>> start

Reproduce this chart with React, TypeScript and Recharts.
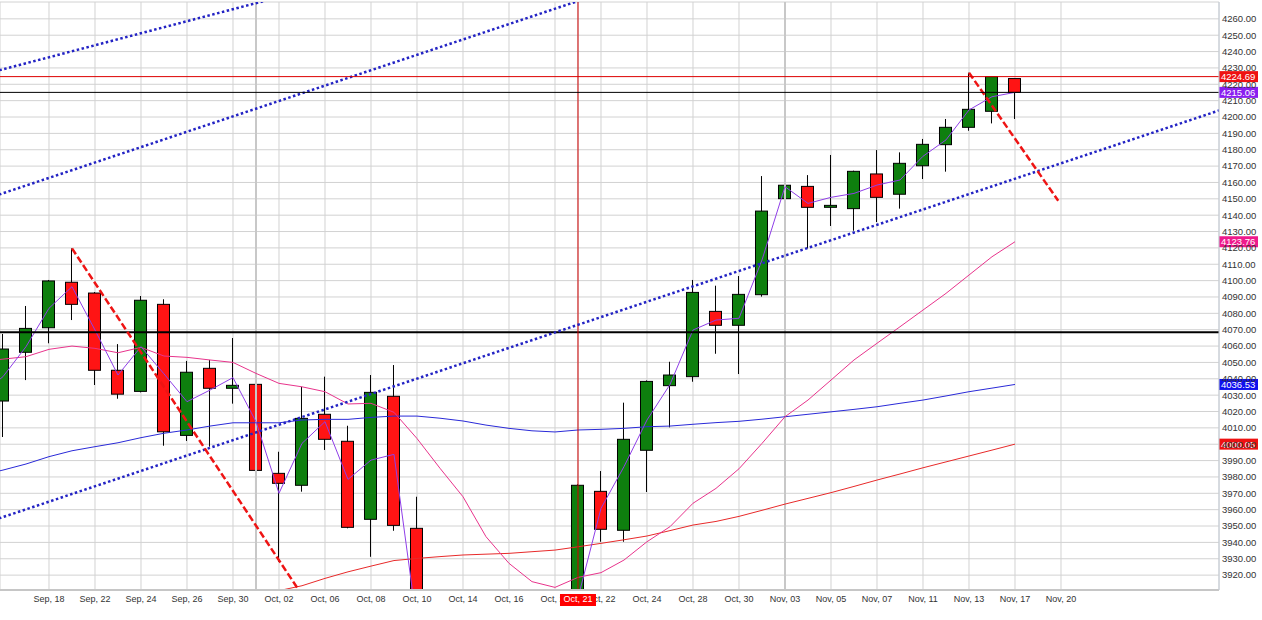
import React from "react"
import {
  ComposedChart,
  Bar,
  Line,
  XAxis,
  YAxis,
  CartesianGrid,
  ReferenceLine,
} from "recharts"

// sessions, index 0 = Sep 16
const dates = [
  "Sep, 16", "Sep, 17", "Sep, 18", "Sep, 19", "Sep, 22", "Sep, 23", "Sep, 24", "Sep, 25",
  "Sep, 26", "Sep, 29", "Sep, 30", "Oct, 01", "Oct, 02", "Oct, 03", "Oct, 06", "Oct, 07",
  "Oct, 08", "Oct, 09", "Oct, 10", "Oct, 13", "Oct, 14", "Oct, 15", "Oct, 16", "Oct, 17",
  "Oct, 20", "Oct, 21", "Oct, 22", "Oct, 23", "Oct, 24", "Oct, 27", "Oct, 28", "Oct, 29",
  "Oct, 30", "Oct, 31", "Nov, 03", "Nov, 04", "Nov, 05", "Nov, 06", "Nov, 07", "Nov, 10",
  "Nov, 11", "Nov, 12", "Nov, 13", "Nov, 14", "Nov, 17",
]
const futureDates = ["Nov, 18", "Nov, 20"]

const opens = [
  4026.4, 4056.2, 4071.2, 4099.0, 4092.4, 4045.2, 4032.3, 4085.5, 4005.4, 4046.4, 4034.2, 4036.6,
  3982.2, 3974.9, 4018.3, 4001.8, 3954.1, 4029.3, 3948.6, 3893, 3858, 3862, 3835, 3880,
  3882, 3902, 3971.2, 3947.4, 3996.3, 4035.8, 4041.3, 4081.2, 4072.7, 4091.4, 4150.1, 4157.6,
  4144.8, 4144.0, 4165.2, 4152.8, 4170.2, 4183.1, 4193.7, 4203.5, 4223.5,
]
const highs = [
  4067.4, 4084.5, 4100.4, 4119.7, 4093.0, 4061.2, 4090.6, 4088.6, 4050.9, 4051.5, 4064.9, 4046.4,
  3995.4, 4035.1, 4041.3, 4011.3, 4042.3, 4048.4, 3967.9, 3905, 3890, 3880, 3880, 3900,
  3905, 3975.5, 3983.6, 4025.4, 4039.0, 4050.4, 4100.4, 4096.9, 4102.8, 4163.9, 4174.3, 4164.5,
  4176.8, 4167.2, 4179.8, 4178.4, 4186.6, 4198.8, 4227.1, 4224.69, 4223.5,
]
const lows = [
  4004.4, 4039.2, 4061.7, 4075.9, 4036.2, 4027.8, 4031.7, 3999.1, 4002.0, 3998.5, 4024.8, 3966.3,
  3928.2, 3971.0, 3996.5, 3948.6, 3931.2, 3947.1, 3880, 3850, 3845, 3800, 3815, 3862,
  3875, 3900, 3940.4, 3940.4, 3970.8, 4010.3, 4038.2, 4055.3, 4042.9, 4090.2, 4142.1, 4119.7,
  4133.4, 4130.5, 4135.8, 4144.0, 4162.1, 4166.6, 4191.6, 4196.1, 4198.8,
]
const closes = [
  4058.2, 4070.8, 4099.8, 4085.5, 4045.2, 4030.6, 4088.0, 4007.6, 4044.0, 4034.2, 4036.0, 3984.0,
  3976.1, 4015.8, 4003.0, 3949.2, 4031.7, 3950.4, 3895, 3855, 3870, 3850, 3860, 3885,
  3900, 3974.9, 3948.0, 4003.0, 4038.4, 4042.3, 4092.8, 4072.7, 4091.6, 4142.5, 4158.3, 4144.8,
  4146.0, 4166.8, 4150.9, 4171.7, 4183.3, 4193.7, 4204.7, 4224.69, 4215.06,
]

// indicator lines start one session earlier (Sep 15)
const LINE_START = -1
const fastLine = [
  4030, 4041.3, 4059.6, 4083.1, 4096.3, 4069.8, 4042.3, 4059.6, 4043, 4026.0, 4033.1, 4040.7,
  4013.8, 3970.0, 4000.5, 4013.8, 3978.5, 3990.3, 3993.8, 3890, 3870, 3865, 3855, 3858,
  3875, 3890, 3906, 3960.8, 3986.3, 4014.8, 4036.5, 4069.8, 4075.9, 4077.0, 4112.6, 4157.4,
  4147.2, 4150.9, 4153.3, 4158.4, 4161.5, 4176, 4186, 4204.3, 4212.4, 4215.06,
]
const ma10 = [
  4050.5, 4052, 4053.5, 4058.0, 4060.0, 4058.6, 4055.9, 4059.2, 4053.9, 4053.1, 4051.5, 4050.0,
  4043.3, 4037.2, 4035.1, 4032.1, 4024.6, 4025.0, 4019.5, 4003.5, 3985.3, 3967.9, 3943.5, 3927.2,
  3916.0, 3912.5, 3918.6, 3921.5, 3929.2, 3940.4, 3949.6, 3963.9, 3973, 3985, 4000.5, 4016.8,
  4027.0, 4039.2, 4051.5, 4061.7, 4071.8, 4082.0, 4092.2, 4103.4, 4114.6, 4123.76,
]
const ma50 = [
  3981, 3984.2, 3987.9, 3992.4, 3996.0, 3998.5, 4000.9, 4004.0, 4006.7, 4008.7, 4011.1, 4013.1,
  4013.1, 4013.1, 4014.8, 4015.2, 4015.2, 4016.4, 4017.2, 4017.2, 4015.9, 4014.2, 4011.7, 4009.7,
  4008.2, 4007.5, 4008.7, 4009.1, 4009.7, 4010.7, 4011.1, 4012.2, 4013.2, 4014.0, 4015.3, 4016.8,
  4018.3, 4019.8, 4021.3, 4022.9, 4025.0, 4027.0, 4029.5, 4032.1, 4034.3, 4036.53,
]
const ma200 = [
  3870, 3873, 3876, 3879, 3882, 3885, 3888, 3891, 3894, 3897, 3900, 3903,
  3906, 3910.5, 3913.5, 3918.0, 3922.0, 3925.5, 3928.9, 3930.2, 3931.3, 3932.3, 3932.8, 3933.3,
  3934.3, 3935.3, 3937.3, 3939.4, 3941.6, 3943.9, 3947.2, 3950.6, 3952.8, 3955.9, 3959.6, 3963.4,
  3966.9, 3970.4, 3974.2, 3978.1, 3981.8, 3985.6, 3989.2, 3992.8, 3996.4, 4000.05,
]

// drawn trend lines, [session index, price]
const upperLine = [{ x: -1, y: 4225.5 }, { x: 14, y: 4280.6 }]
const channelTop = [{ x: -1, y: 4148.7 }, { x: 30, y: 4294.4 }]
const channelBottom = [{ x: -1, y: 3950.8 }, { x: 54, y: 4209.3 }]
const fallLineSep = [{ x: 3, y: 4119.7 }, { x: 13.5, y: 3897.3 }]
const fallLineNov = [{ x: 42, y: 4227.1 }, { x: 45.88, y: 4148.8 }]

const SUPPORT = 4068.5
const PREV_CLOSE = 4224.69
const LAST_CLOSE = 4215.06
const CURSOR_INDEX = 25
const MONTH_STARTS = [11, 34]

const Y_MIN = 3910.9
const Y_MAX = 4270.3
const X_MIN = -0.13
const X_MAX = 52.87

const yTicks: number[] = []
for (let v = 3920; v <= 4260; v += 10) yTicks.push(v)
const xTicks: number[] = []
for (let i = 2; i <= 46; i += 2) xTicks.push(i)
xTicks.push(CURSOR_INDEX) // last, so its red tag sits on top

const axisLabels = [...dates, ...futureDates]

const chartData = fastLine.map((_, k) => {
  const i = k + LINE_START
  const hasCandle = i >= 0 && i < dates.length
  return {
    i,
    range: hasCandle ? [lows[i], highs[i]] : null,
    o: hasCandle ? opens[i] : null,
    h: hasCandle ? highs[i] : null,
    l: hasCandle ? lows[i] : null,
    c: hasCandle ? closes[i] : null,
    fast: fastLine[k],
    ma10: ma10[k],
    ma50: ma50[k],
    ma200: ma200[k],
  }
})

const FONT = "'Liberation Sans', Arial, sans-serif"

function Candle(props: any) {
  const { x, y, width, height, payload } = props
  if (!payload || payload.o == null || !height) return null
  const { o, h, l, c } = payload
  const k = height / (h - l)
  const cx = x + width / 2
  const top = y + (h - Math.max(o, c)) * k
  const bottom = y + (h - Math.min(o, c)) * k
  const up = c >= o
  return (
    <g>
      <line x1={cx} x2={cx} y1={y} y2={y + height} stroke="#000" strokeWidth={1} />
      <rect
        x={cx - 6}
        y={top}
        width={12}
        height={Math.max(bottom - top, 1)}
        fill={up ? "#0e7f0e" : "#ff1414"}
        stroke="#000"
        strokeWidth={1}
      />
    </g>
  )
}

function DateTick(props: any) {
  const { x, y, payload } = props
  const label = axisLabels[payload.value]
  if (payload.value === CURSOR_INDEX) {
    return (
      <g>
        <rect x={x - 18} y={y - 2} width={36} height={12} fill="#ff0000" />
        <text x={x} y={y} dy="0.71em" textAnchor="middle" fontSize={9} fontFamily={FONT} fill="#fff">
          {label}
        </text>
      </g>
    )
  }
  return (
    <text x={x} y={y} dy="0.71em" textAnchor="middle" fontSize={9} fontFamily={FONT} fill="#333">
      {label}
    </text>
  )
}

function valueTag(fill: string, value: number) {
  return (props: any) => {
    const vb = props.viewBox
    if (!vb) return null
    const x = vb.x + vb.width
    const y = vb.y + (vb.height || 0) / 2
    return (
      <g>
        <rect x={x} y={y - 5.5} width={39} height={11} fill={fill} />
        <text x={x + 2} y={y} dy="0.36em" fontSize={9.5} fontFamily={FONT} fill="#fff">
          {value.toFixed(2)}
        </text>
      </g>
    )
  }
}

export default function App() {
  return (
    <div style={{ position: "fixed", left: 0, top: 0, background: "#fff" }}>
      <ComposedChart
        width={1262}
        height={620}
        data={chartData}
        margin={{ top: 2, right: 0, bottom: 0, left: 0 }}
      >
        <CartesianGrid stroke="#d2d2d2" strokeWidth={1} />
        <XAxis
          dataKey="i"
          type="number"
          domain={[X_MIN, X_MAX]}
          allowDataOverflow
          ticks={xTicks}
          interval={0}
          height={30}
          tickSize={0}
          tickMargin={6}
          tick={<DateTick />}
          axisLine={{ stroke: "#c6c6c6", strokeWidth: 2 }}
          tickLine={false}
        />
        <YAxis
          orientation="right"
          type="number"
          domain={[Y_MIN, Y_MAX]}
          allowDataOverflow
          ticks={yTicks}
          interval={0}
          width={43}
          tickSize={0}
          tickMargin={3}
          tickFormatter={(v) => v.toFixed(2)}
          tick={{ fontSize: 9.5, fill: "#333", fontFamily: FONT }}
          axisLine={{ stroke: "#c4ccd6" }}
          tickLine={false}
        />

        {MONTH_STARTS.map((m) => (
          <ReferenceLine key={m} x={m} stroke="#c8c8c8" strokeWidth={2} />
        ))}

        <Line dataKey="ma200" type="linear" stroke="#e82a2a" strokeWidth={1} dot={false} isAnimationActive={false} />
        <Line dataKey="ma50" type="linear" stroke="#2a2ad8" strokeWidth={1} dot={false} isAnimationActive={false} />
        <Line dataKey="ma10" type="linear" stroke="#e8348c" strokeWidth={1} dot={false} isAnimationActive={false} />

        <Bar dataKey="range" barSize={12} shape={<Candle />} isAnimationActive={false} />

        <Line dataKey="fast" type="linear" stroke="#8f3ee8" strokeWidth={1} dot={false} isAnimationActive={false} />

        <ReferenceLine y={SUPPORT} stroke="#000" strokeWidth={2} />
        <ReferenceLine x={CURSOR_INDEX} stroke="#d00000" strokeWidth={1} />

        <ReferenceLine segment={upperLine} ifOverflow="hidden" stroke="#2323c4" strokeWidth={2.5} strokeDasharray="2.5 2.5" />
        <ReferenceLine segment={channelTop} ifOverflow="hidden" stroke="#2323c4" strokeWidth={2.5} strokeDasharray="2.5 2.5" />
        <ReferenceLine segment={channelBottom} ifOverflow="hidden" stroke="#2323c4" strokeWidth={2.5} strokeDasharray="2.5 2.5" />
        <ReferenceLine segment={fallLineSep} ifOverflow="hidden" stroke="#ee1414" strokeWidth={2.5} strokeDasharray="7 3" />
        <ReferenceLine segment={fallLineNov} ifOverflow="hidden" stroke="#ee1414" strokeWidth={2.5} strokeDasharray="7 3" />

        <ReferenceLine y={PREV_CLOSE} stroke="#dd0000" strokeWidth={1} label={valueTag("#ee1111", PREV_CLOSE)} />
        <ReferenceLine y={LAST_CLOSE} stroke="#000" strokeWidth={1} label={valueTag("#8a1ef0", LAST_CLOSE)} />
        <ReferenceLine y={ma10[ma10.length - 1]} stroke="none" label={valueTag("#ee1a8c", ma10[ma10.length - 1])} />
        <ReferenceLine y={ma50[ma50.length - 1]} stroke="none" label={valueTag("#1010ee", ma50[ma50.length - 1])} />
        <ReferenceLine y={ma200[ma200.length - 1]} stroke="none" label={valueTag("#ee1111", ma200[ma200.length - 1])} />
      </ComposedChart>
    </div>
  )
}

>> end

▸ **Exercise details**
Scan the material above. Return every line containing the string "React".

▸ **The response**
Reproduce this chart with React, TypeScript and Recharts.
import React from "react"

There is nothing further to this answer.